Our monitoring probably isn't where it should be, largely in part to us not writing or having access to 90+% of the queries being run. That being said do you have any recommendations?
I appreciate you giving the help that you can. The folks far more experienced than me is part of the reason I'm reaching out.
June 8, 2016 at 12:50 pm
SQL Server has built-in performance reports that could help you here.
Using SSMS, for the instance that contains the db having the problem:
1) right-click on the instance name
2) select "Reports"
3) select "Standard Reports"
4a) if the slow query is currently running, you can look at the "Blocked" report(s) to get info on what could be blocked by the query / blocking the query
4b) you can also look at "Top Queries ..." reports, since io is generally the most critical factor, and CPU could be a factor too.
For best overall performance without having to / being able go thru every query, look at index stats. I can provide a query to do that if you would like (it's rather lengthy and the analysis is not simple, but getting the best clustered index, in particular, can have a dramatic overall effect on SQL performance across the board).
SQL DBA,SQL Server MVP(07, 08, 09) "It's a dog-eat-dog world, and I'm wearing Milk-Bone underwear." "Norm", on "Cheers". Also from "Cheers", from "Carla": "You need to know 3 things about Tortelli men: Tortelli men draw women like flies; Tortelli men treat women like flies; Tortelli men's brains are in their flies".
June 8, 2016 at 3:40 pm
Erik de Jonge (6/8/2016)
We ran into an issue with our ERP's database last night where out of nowhere any of our queries that were hitting a specific table in the database were failing.Verified that there weren't any issues with the ERP application host and our database server wasn't showing anything out of the ordinary.
To get the end users running we were going to query the data directly so they could build their files manually.
That's when we found that one of the tables was taking far longer than normal to return.

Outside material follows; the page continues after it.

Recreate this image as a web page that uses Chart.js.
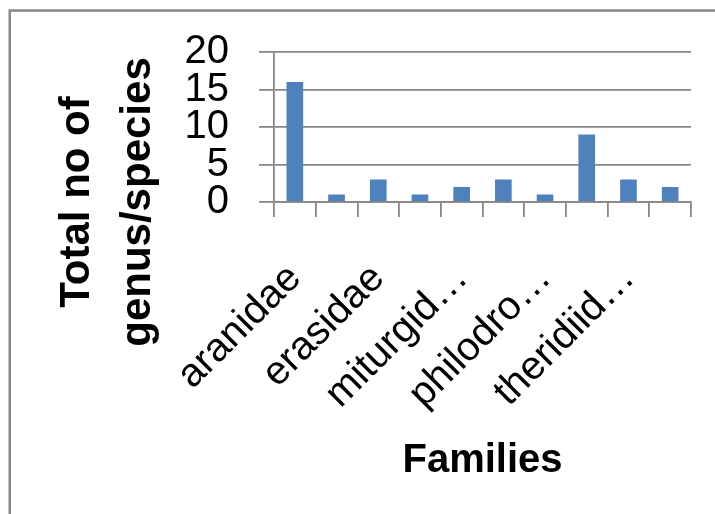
<!DOCTYPE html>
<html>
<head>
<meta charset="utf-8">
<script src="https://cdn.jsdelivr.net/npm/chart.js@4"></script>
<style>
html,body{margin:0;padding:0;background:#fff;}
#wrap{width:715px;height:514px;position:relative;}
</style>
</head>
<body>
<div id="wrap"><canvas id="chart" width="715" height="514"></canvas></div>
<script>
/* ================= DATA ================= */
const families=['aranidae','clubionidae','erasidae','lycosidae','miturgidae','oxyopidae','philodromidae','salticidae','theridiidae','thomisidae'];
const counts=[16,1,3,1,2,3,1,9,3,2];
const tickLabels=['aranidae','','erasidae','','miturgid…','','philodro…','','theridiid…',''];
const yTicks=[0,5,10,15,20];

const FONT='"Liberation Sans", Arial, sans-serif';
const GRAY='#878787';

/* ================= FRAME + AXIS TITLES ================= */
const decor={
id:'decor',
beforeDraw(chart){
const ctx=chart.ctx;
ctx.save();
ctx.fillStyle='#fff';
ctx.fillRect(0,0,chart.width,chart.height);
ctx.strokeStyle=GRAY;
ctx.lineWidth=2.5;
ctx.strokeRect(9.75,10.5,900,700);
ctx.restore();
},
afterDraw(chart){
const ctx=chart.ctx;
ctx.save();
ctx.fillStyle='#000';
ctx.font='bold 42px '+FONT;
ctx.textAlign='center';
ctx.textBaseline='alphabetic';
const cy=202;
[['Total no of',89],['genus/species',150]].forEach(([t,x])=>{
ctx.save();
ctx.translate(x,cy);
ctx.rotate(-Math.PI/2);
ctx.fillText(t,0,0);
ctx.restore();
});
ctx.font='bold 40px '+FONT;
const a=chart.chartArea;
ctx.fillText('Families',(a.left+a.right)/2,472);
ctx.restore();
}
};

/* ================= CHART ================= */
new Chart(document.getElementById('chart'),{
type:'bar',
data:{
labels:families,
datasets:[{
data:counts,
backgroundColor:'#4F81BD',
borderWidth:0,
barPercentage:0.4,
categoryPercentage:1
}]
},
options:{
responsive:false,
animation:false,
layout:{padding:{top:52,right:24,left:0,bottom:0}},
plugins:{legend:{display:false},tooltip:{enabled:false}},
scales:{
x:{
grid:{offset:true,drawOnChartArea:false,color:GRAY,lineWidth:1.8,tickLength:15},
border:{color:GRAY,width:1.8},
ticks:{
autoSkip:false,minRotation:45,maxRotation:45,
padding:38,color:'#000',
font:{family:FONT,size:40},
callback:(v,i)=>tickLabels[i]
},
afterFit(s){s.height=312;s.paddingLeft=0;s.paddingRight=0;}
},
y:{
min:0,max:20,
afterBuildTicks(s){s.ticks=yTicks.map(v=>({value:v}));},
grid:{color:GRAY,lineWidth:1.8,tickLength:15},
border:{color:GRAY,width:1.8},
ticks:{autoSkip:false,padding:30,color:'#000',font:{family:FONT,size:40}},
afterFit(s){s.width=274;s.paddingTop=0;s.paddingBottom=0;}
}
}
},
plugins:[decor]
});
</script>
</body>
</html>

Trying to retrieve a week's worth of results usually takes seconds, last night it was taking several minutes.
Due to time constraints we resorted to restarting the server. Once everything was back up querying the table was running normally again and our users were able to finish their processes normally.
I've tried searching for how to identify what caused this issue, and found pages and pages of better ways to write queries.

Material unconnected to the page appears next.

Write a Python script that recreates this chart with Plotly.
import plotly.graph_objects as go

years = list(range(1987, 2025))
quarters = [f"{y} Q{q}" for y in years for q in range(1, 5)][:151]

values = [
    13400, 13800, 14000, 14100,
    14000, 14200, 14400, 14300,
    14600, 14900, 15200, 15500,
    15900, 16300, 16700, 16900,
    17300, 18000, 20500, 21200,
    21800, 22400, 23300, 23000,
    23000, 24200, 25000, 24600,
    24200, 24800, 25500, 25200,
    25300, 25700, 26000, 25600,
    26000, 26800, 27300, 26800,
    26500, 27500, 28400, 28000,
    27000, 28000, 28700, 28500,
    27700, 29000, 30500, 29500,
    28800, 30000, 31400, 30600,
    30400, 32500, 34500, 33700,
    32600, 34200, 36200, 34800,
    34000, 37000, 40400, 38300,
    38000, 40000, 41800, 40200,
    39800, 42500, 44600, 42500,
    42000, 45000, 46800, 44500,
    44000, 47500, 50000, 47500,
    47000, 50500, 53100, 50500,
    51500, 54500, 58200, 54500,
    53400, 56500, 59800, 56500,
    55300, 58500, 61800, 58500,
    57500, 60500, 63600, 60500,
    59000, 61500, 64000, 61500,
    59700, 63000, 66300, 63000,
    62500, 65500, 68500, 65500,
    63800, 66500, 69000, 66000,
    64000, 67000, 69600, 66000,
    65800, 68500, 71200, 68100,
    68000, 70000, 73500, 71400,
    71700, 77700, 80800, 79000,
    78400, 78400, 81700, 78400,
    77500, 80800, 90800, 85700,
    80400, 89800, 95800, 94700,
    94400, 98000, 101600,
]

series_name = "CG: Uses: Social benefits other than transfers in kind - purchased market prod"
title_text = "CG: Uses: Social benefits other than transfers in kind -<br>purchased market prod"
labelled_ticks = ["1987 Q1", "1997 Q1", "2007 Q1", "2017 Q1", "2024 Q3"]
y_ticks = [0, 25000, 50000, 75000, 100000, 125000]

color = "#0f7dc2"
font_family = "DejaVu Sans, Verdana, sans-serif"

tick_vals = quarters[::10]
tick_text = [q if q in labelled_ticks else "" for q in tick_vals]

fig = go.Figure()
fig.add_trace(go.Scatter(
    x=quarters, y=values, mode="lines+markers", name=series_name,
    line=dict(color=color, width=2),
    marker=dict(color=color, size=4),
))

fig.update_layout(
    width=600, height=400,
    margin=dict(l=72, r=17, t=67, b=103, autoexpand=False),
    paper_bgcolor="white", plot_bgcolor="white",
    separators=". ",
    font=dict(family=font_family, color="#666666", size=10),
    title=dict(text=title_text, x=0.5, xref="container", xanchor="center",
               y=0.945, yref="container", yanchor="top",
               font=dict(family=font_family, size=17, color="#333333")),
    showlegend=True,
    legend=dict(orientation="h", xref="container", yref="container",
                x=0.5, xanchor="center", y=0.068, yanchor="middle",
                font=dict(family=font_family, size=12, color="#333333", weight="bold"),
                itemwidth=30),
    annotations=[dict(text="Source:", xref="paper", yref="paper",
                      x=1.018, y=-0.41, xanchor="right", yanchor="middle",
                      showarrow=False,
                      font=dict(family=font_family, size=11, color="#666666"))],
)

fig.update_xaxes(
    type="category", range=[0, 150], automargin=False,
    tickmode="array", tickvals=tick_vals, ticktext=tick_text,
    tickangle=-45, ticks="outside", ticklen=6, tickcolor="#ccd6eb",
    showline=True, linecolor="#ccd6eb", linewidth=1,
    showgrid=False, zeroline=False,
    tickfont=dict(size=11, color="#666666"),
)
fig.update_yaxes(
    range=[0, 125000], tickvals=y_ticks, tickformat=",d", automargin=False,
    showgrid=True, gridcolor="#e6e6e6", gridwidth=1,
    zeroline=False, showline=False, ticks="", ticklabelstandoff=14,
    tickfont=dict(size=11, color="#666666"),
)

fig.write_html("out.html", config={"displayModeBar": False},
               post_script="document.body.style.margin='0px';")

What I'm hoping you'll be able to help me with is:
- What may have caused the problem
- How can we determine the source of the issue
- Ways we may be able to detect it before the end users report it
- How can we resolve the issue without having to restart the server
This sounds like a classic case of the bad kind of "Parameter Sniffing". Next time it happens, run DBCC FREEPROCCACHE instead of rebooting. There will be a minute or two where things seem to run slower because of the recompiles that will occur but it's faster than a reboot and won't kick people off the system.
If that fixes the problem, then it really is likely that the bad kind of "Parameter Sniffing" actual was the problem and there are multiple ways to keep that one query from experiencing such a problem in the future. Google is your friend there.
--Jeff Moden
Change is inevitable... Change for the better is not.
June 10, 2016 at 7:52 am
Thanks for the advice. Lord knows when exactly this is going to happen again but I'll definitely be checking out these options when it does.
All goes well we'll be able to get away from requiring restarts and start identifying where these issue are coming from.